Preparation and Constraints

  • Network requirements

    The Doris data source can communicate with CDM. This ensures smooth data transmission. For details, see Enabling Network Connectivity.

  • Required permissions
    • MRS Doris read and write permissions
      • Read permission: Grant the read-only permission of MRS Doris to the IAM user or user group of DataArts Migration through a system policy such as MRS ReadOnlyAccess. You can also create a custom policy to grant read permissions such as SELECT.
      • Write permission: Grant the write permission of MRS Doris to the IAM user or user group of DataArts Migration through a system policy such as MRS CommonOperations and MRS FullAccess. You can also create a custom policy to grant write permissions such as INSERT INTO TABLE and CREATE TABLE.
    • CloudTable Doris read and write permissions
      • Read permission: Grant the ReadOnlyAccess system policy of CloudTable to the IAM user or user group of DataArts Migration, or create a custom policy to grant read permissions such as SELECT.
      • Write permission: Grant the CommonOperations or FullAccess system policy of CloudTable to the IAM user or user group of DataArts Migration, or create a custom policy to grant write permissions such as INSERT INTO TABLE and CREATE TABLE.
  • Enabling ports
    • JDBC port (9030): Ensure that the JDBC port 9030 of the Doris service has been enabled so that DataArts Migration can connect to the Doris database through JDBC and read and write data.
    • StreamLoad port (8030): If data is written using StreamLoad, ensure that the StreamLoad port 8030 of the Doris service has been enabled so that DataArts Migration can write data to Doris efficiently.
    • StreamLoad port (8050): If data is written using StreamLoad and HTTPS encryption is enabled, ensure that the StreamLoad HTTPS port 8050 of the Doris service has been enabled so that DataArts Migration can write data to Doris securely.

Driver Usage

  • The MySQL driver is recommended.
  • Version mapping between Doris and the driver:
    • Doris versions earlier than 2.0: MySQL 5.x driver is required.
    • Doris version 2.0 and later: MySQL 8.0.27 driver is required.

Supported Field Types

Different Doris versions support different data types. The following table lists the supported Doris fields. For details about all the field types supported by Doris of each version, see the official Doris documentation.

Category

Field Type

Read

Write

Numeric

SMALLINT

INT

BIGINT

LARGEINT

FLOAT

DOUBLE

DECIMAL

DECIMALV3

Time

DATE

DATETIME

DATEV2

DATETIMEV2

Character

CHAR

VARCHAR

STRING

VARCHAR

TEXT

Other

POINT

x

x

JSON

ARRAY

x

x

JSONB

x

x

HLL

x

x

BITMAP

x

x

QUANTILE_STATE

x

x

Supported Migration Scenarios

DataArts Migration supports the following offline synchronization modes:

  • Single table synchronization

    DataArts Migration supports table/file synchronization in data ingestion into a data lake or data migration to the cloud.
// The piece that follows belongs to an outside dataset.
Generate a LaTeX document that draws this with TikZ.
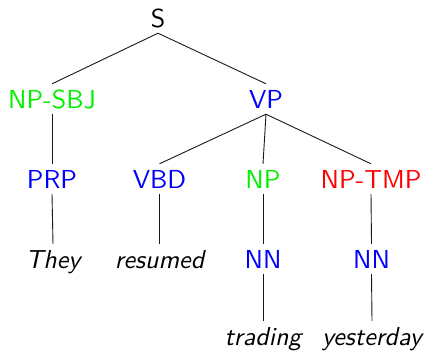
\documentclass[tikz,border=0pt]{standalone}
\usepackage{fontspec}
\newfontfamily\treefont[ItalicFont=lmsans10-oblique.otf]{lmsans10-regular.otf}
\definecolor{tgreen}{RGB}{0,240,0}
\definecolor{tblue}{RGB}{0,0,255}
\definecolor{tred}{RGB}{255,0,0}
\tikzset{
  lbl/.style={anchor=base, font=\treefont\fontsize{26}{30}\selectfont, text height=18pt, text depth=0pt, inner xsep=0pt, inner ysep=6pt},
  word/.style={lbl, font=\treefont\itshape\fontsize{26}{30}\selectfont, text=black},
  edge/.style={draw=black!90, line width=0.9pt}
}
\begin{document}
\begin{tikzpicture}[x=1pt,y=-1pt]
\useasboundingbox (0,0) rectangle (425,351);
\node[lbl] (S) at (158,27) {S};
\node[lbl, text=tgreen] (npsbj) at (52,108) {NP-SBJ};
\node[lbl, text=tblue] (vp) at (266,108) {VP};
\node[lbl, text=tblue] (prp) at (52,188) {PRP};
\node[lbl, text=tblue] (vbd) at (159.5,188) {VBD};
\node[lbl, text=tgreen] (np) at (263,188) {NP};
\node[lbl, text=tred] (nptmp) at (371,188) {NP-TMP};
\node[word] (they) at (53,268) {They};
\node[word] (resumed) at (159.5,268) {resumed};
\node[lbl, text=tblue] (nn1) at (263,268) {NN};
\node[lbl, text=tblue] (nn2) at (371.5,268) {NN};
\node[word] (trading) at (263,345) {trading};
\node[word] (yesterday) at (372,345) {yesterday};
\draw[edge] (S.south) -- (npsbj.north);
\draw[edge] (S.south) -- (vp.north);
\draw[edge] (npsbj.south) -- (prp.north);
\draw[edge] (vp.south) -- (vbd.north);
\draw[edge] (vp.south) -- (np.north);
\draw[edge] (vp.south) -- (nptmp.north);
\draw[edge] (prp.south) -- (they.north);
\draw[edge] (vbd.south) -- (resumed.north);
\draw[edge] (np.south) -- (nn1.north);
\draw[edge] (nptmp.south) -- (nn2.north);
\draw[edge] (nn1.south) -- (trading.north);
\draw[edge] (nn2.south) -- (yesterday.north);
\end{tikzpicture}
\end{document}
  • Database and table shard synchronization

    DataArts Migration supports synchronization of data from multiple databases and tables in data ingestion into a data lake or data migration to the cloud.

  • Entire DB migration

    DataArts Migrations supports synchronization of data from an on-premises database in data ingestion into a data lake or data migration to the cloud.

Database and table shard synchronization and entire DB migration are not supported in all regions. The following table lists the supported Doris migration scenarios.

Supported Migration Scenario

Single Table Read

Single Table Write

Database/Table Shard Read

Database/Table Shard Write

Entire DB Read

Entire DB Write

Supported

x

x

x

Core Capabilities

  • Connection configuration

    Configuration Item

    Supported

    Description

    Supported protocols

    JDBC/

    Streamload

    DataArts Migration can exchange data with Doris through JDBC or StreamLoad.

    JDBC is suitable for general database operations.

    StreamLoad provides more efficient data write and is suitable for quick import of a large amount of data.

    HTTPS support

    DataArts Migration can exchange data with Doris over HTTPS, ensuring data security and integrity during transmission.

    Connection configuration optimization

    Connection configuration such as connectTimeout can be optimized to improve connection performance.

  • Read capabilities

    Configuration Item

    Supported

    Description

    Incremental read

    Incremental read can be read through where conditions or SQL statements.

    Read mode

    The database table mode and SQL statements are supported. The database table mode can be used to read data from a specified table. SQL statements can be used to flexibly query data, meeting complex requirements.

    Shard concurrency

    Horizontal sharding based on common fields or partitions and multi-thread concurrent extraction significantly improve the throughput and efficiency.

    Custom fields

    You can add computed columns, constant columns, or masking functions for tasks to meet personalized service requirements.

    Dirty data processing

    Abnormal data can be written to the dirty data bucket to prevent job failures caused by a small amount of abnormal data.

  • Write capabilities

    Configuration Item

    Supported

    Description

    Write mode

    JDBC/

    STREAM_LOAD

    DataArts Migration can exchange data with Doris through JDBC or StreamLoad. JDBC is suitable for general database operations.

    StreamLoad provides more efficient data write and is suitable for quick import of a large amount of data.

    Pre- and post-import processing

    Operations such as preSql and truncate can clean and process data before and after data import.

    Optimization of the number of written rows

    In JDBC mode, you can tune the Batch Size parameter in the connection configuration to optimize write performance.

    In STREAM_LOAD mode, streamload configuration parameters can be used to optimize write performance.

    Dirty data processing

    x

    Abnormal data cannot be written to the dirty data bucket to prevent job failures caused by a small amount of abnormal data.

    Concurrent write

    Concurrent write improves efficiency.

Creating a Data Source

Create a data source in Management Center. For details, see Configuring Data Connection Parameters.

Creating an Offline Data Migration Job

Create a Doris migration job in DataArts Factory. For details, see Creating an Offline Processing Migration Job.